Respected Mahua Moitra Madam,
The role of opposition in a democracy can be quoted very aptly through the words of Walter Lippmann which goes as the following, “In a democracy, the opposition is not only tolerated as constitutional but must be maintained because it is indispensable.” Being a learned member of the parliament of the largest democracy in the world, I am sure you are very well aware of it. But your recent comments on the non-residential Bengalis as published in Anandabazar Patrika are very unfortunate, to say the least. Expats supporting the party are often deployed to defend the shortcomings. Whereas those raising questions against the Bengal government are being projected as uprooted (rather than non-residential) Bengalis. This derisive attitude is very unbecoming of your stature and against the spirit of democracy.
In your recent writing, you have put forward a lot of data from across the globe. I would like to remind you of some data from our own state of West Bengal. Our population is 7.54% to that of India. If the national percentage of COVID19 testing is to be followed, West Bengal should have carried out 43,720 tests whereas only 9880 tests have been conducted which is 442% less (at the time of publication of original Bengali article in Bangladesh on April 28th). Can you kindly explain why the numbers of COVID19 tests being carried out in central research centres were reduced? What steps were undertaken by the government to increase the number of daily tests? In the recent past, CM Mamata Banerjee had said that her government is considering the possibility of a partial relief of lockdown. But how could the situation become so dire within such a small span of time? Did the government not have enough information at hand? When the lockdown started, the Bengal government seemed to have set up isolation centres almost in a war footing. But as soon as the videos depicting mismanagement of these isolation wards went viral, the use of mobile was banned. Thanks to social media, news of closedown of Hospital units and midnight funeral of possible COVID19 victims (often without informing the kin) has come forward. Do the people of Bengal have no right to raise these questions?

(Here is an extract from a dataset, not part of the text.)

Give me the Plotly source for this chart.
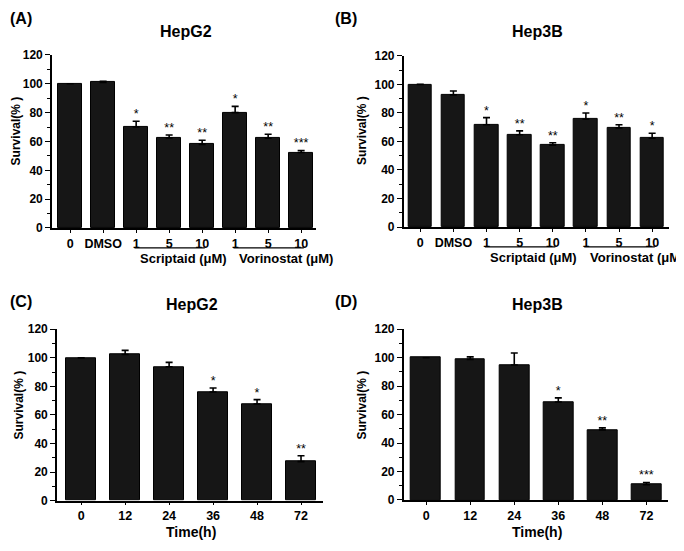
import plotly.graph_objects as go

FONT = "Liberation Sans, Arial, sans-serif"
# the page body has an 8px margin, so the figure is sized to fill the rest of the window
OFF = 8
W, H = 676, 535

# ---- data ----
A_TICKS = ["0", "DMSO", "1", "5", "10", "1", "5", "10"]
A_SURV = [100, 101, 70, 62.5, 58, 80, 62.2, 52.3]
A_ERR = [0, 0.8, 4, 2, 2.8, 4.3, 2.8, 1.4]
A_SIG = ["", "", "*", "**", "**", "*", "**", "***"]

B_TICKS = ["0", "DMSO", "1", "5", "10", "1", "5", "10"]
B_SURV = [100, 92.7, 71.7, 64.7, 57.4, 75.6, 69.5, 62.2]
B_ERR = [0, 2.7, 5, 2.7, 1.7, 4.4, 2.2, 3.6]
B_SIG = ["", "", "*", "**", "**", "*", "**", "*"]

C_TICKS = ["0", "12", "24", "36", "48", "72"]
C_SURV = [100, 102.3, 93.7, 76.1, 67.7, 27.3]
C_ERR = [0, 2.9, 3.1, 2.8, 3.0, 4.1]
C_SIG = ["", "", "", "*", "*", "**"]

D_TICKS = ["0", "12", "24", "36", "48", "72"]
D_SURV = [100, 98.8, 94.9, 68.9, 49.3, 10.7]
D_ERR = [0, 1.8, 8.4, 2.9, 1.4, 1.6]
D_SIG = ["", "", "", "*", "**", "***"]

DRUG_GROUPS = [("Scriptaid (μM)", 2, 4), ("Vorinostat (μM)", 5, 7)]

# panel geometry in window pixels: axis left/right, rows of y=0 / y=120, x range, bar width
PANELS = [
    dict(tag="(A)", title="HepG2", ticks=A_TICKS, vals=A_SURV, err=A_ERR, sig=A_SIG,
         groups=DRUG_GROUPS, xlab=None, box=(52, 316, 226.7, 49), xr=(-0.55, 7.45),
         bw=0.72, tag_xy=(8, 12), title_xy=(186, 25), ylab_xy=(15.5, 127)),
    dict(tag="(B)", title="Hep3B", ticks=B_TICKS, vals=B_SURV, err=B_ERR, sig=B_SIG,
         groups=DRUG_GROUPS, xlab=None, box=(403.7, 668.7, 225.7, 50), xr=(-0.5, 7.5),
         bw=0.71, tag_xy=(333, 12), title_xy=(537, 25), ylab_xy=(362, 127)),
    dict(tag="(C)", title="HepG2", ticks=C_TICKS, vals=C_SURV, err=C_ERR, sig=C_SIG,
         groups=[], xlab="Time(h)", box=(57, 323, 506.7, 330.7), xr=(-0.55, 5.5),
         bw=0.68, tag_xy=(8, 302), title_xy=(192, 305), ylab_xy=(19, 409)),
    dict(tag="(D)", title="Hep3B", ticks=D_TICKS, vals=D_SURV, err=D_ERR, sig=D_SIG,
         groups=[], xlab="Time(h)", box=(403.7, 668, 506, 330.7), xr=(-0.51, 5.49),
         bw=0.68, tag_xy=(333, 302), title_xy=(537, 305), ylab_xy=(362, 409)),
]


def px(x):
    return (x - OFF) / W


def py(y):
    return 1 - (y - OFF) / H


fig = go.Figure()
annotations = []
shapes = []

for i, p in enumerate(PANELS, start=1):
    sfx = "" if i == 1 else str(i)
    xs = list(range(len(p["vals"])))
    fig.add_trace(go.Bar(
        x=xs, y=p["vals"], width=p["bw"], xaxis="x" + sfx, yaxis="y" + sfx,
        marker=dict(color="#161616", line=dict(color="black", width=1)),
        error_y=dict(type="data", symmetric=False, array=p["err"],
                     arrayminus=[0] * len(xs), color="black", thickness=1.6, width=3.5),
        showlegend=False, hoverinfo="skip"))
    fig.add_trace(go.Scatter(
        x=xs, y=[v + e for v, e in zip(p["vals"], p["err"])], text=p["sig"],
        mode="text", textposition="top center", xaxis="x" + sfx, yaxis="y" + sfx,
        textfont=dict(family=FONT, size=12.5, color="black"),
        showlegend=False, hoverinfo="skip"))

    l, r, b, t = p["box"]
    fig.layout["xaxis" + sfx] = dict(
        domain=[px(l), px(r)], range=list(p["xr"]), anchor="y" + sfx,
        tickvals=xs, ticktext=p["ticks"], showline=True, linecolor="black", linewidth=1.6,
        ticks="outside", ticklen=3, tickwidth=1.4, tickcolor="black",
        tickfont=dict(family=FONT, size=12.5, color="black", weight="bold"),
        showgrid=False, zeroline=False, fixedrange=True)
    fig.layout["yaxis" + sfx] = dict(
        domain=[py(b), py(t)], range=[0, 120], anchor="x" + sfx,
        tickvals=[0, 20, 40, 60, 80, 100, 120], showline=True, linecolor="black",
        linewidth=1.6, ticks="outside", ticklen=5, tickwidth=1.4, tickcolor="black",
        minor=dict(tickvals=[10, 30, 50, 70, 90, 110], ticks="outside", ticklen=3,
                   tickwidth=1.2, tickcolor="black"),
        tickfont=dict(family=FONT, size=12, color="black", weight="bold"),
        showgrid=False, zeroline=False, fixedrange=True)

    annotations.append(dict(
        text="<b>" + p["tag"] + "</b>", x=px(p["tag_xy"][0]), y=py(p["tag_xy"][1]),
        xref="paper", yref="paper", xanchor="left", yanchor="middle", showarrow=False,
        font=dict(family=FONT, size=16, color="black")))
    annotations.append(dict(
        text="<b>" + p["title"] + "</b>", x=px(p["title_xy"][0]), y=py(p["title_xy"][1]),
        xref="paper", yref="paper", xanchor="center", yanchor="middle", showarrow=False,
        font=dict(family=FONT, size=16, color="black")))
    annotations.append(dict(
        text="<b>Survival(% )</b>", x=px(p["ylab_xy"][0]), y=py(p["ylab_xy"][1]),
        xref="paper", yref="paper", xanchor="center", yanchor="middle", showarrow=False,
        textangle=-90, font=dict(family=FONT, size=12, color="black")))
    if p["xlab"]:
        annotations.append(dict(
            text="<b>" + p["xlab"] + "</b>", x=px((l + r) / 2 + 1), y=py(b + 32.5),
            xref="paper", yref="paper", xanchor="center", yanchor="middle",
            showarrow=False, font=dict(family=FONT, size=14, color="black")))
    for name, g0, g1 in p["groups"]:
        shapes.append(dict(
            type="line", xref="x" + sfx, yref="paper", x0=g0 - 0.05, x1=g1 + 0.08,
            y0=py(b + 20.5), y1=py(b + 20.5), line=dict(color="black", width=1.3)))
        annotations.append(dict(
            text="<b>" + name + "</b>", x=g0 + 0.05, y=py(b + 31), xref="x" + sfx,
            yref="paper", xanchor="left", yanchor="middle", showarrow=False,
            font=dict(family=FONT, size=13, color="black")))

fig.update_layout(
    width=W, height=H, margin=dict(l=0, r=0, t=0, b=0),
    paper_bgcolor="white", plot_bgcolor="white",
    annotations=annotations, shapes=shapes, bargap=0)

fig.write_html("out.html")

As you have compared Gujarati and Bengali ex-pats in your writing, it is necessary to bring forth some hard facts. Gujaratis go across the country primarily for business and travel across the globe for business or job. Whereas Bengalis cannot set up a business within their own state. Syndicate, non-payment, high handedness is constant impediments that vitiate the environment. Scores of industrious Bengalis have gone bankrupt due to these troubles, what has the government done to improve the situation?
Also, the job prospect looks equally dire within the state. As soon as Mamata Banerjee came to power, she stopped SEZ and took a stand against FDI. The land is not being allotted; even the port construction on the Bay of Bengal has been stopped. There are no four-lane state highways; the land is not being allotted for national highways. Jiagunj-Azimgunj bridge construction has not finished in 10 years due to legal problem with only 1 Katha of land!! Metro rail was not allowed to invest 50% (like in other states) nor is the land being allotted, airport expansion was halted. The land was not provided for Kolkata Delhi freight corridor. No significant investments have come in even after 4 industrial summits. Neither industrialization has taken place, nor is there focus on infrastructure development. The last hope people had was government service. Now with the rampant corruption, that has also become a distant not so feasible dream for most. RICE, MICE coaching centres are on the decline as pupils are quickly losing faith in the exam.

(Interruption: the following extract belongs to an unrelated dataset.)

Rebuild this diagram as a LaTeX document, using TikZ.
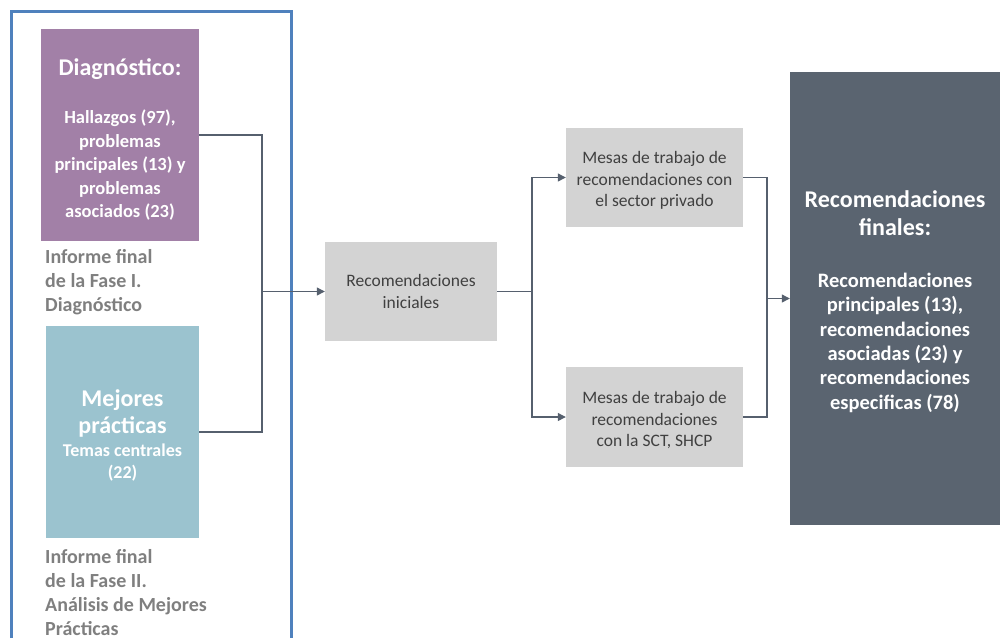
\documentclass[tikz,border=0pt]{standalone}
\usepackage{fontspec}
\setmainfont{Carlito}
\usetikzlibrary{arrows.meta}
\definecolor{framblue}{HTML}{4F81BD}
\definecolor{diagpurple}{HTML}{A280A7}
\definecolor{mejteal}{HTML}{9BC3CF}
\definecolor{stepgray}{HTML}{D3D3D3}
\definecolor{finalslate}{HTML}{5A6470}
\definecolor{connslate}{HTML}{56606E}
\definecolor{notegray}{HTML}{7F7F7F}
\definecolor{boxtext}{HTML}{404040}
\newcommand\ttlfont{\fontsize{24}{29}\selectfont}
\newcommand\padtop[1]{\rule{0pt}{#1}}
\begin{document}
\begin{tikzpicture}[x=1pt,y=-1pt,
  colbox/.style={inner sep=0pt,align=center,text=white},
  stepbox/.style={fill=stepgray,minimum width=172pt,minimum height=99pt,inner sep=0pt,
    align=center,text=boxtext,font=\fontsize{17.5}{21.5}\selectfont},
  note/.style={anchor=north west,inner sep=0pt,align=left,text=notegray,
    font=\fontsize{20}{24}\selectfont\bfseries},
  conn/.style={draw=connslate,line width=1.2pt},
  arr/.style={conn,-{Triangle[length=8pt,width=8pt]}}]
\useasboundingbox (0,0) rectangle (1000,638);
\draw[framblue,line width=3pt] (11,638) -- (11,11) -- (291,11) -- (291,638);
% left column
\node[colbox,fill=diagpurple,minimum width=158pt,minimum height=212pt,
  font=\fontsize{18.5}{23.5}\selectfont\bfseries] (diag) at (120,135)
  {\padtop{26pt}\ttlfont Diagnóstico:\\[25pt]
   Hallazgos (97),\\ problemas\\ principales (13) y\\ problemas\\ asociados (23)};
\node[note] (inf1) at (45,249) {Informe final\\de la Fase I.\\Diagnóstico};
\node[colbox,fill=mejteal,minimum width=153pt,minimum height=212pt,
  font=\fontsize{18}{22}\selectfont\bfseries] (mej) at (122.5,432)
  {\padtop{24pt}\ttlfont Mejores\\[5pt] \ttlfont prácticas\\[1pt] Temas centrales\\ (22)};
\node[note] (inf2) at (45,549) {Informe final\\de la Fase II.\\Análisis de Mejores\\Prácticas};
% steps
\node[stepbox] (ini) at (411,291.5) {Recomendaciones\\ iniciales};
\node[stepbox,minimum width=177pt] (mesa1) at (654.5,177.5)
  {\padtop{18.5pt}Mesas de trabajo de\\ recomendaciones con\\ el sector privado};
\node[stepbox,minimum width=177pt,minimum height=100pt] (mesa2) at (654.5,417)
  {\padtop{18.5pt}Mesas de trabajo de\\ recomendaciones\\ con la SCT, SHCP};
\node[colbox,fill=finalslate,minimum width=210pt,minimum height=453pt,
  font=\fontsize{20.5}{24.4}\selectfont\bfseries] (final) at (895,298.5)
  {\padtop{23pt}\ttlfont Recomendaciones\\[4pt] \ttlfont finales:\\[27pt]
   Recomendaciones\\ principales (13),\\ recomendaciones\\
   asociadas (23) y\\ recomendaciones\\ especificas (78)};
% connectors
\coordinate (j1) at (262,291.5);
\coordinate (j2) at (532,291.5);
\coordinate (j3) at (767,298.5);
\draw[conn] (diag.east) -| (j1) |- (mej.east);
\draw[arr] (j1) -- (ini.west);
\draw[conn] (ini.east) -- (j2);
\draw[arr] (j2) |- (mesa1.west);
\draw[arr] (j2) |- (mesa2.west);
\draw[conn] (mesa1.east) -| (j3) |- (mesa2.east);
\draw[arr] (j3) -- (final.west);
\end{tikzpicture}
\end{document}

The first IIT, IIM, IISWBM, ISI in India were set up in West Bengal, not Gujarat. Centre government constructed Teesta, Farakka, DVC in Bengal, whereas Gujarat paid for Sardar Sarovar Dam out of their own pockets. Gujarat did not have centre funding for industrial hubs like Durgapur, Haldia, Kharagpur, Saltlake, Kalyani etc, we did. But today, Gujarat is successful because their successive governments have worked for the state. Whereas Bengal, after suffering three decades of communism was already a sick state, Mamata Banerjee government has fared hardly any better.
We are researchers living abroad and we would love to return to our state and work for her development. But sadly, the present environment in West Bengal promotes sycophancy than talent. The pay scale of doctors in Bengal is equivalent to that of nurses at AIIMS. The humungous failures of the state government are beyond comprehension.
It is true that the total number of COVID cases is higher in Gujarat, but at least they are being transparent with their numbers, unlike Bengal. The present regime in Bengal is trying hard to suppress the numbers thinking of electoral politics rather than the health of the people of Bengal. It is only expected that concerned citizens will ask questions when a state government eyes for electoral politics at the time of a global pandemic.
Lastly, we may be ex-pats, but a lot of us are Indian citizens and we have a democratic right to ask questions to the government of the day. At least we are not demanding an UN-monitored referendum like our CM did in case of an internal matter like CAA.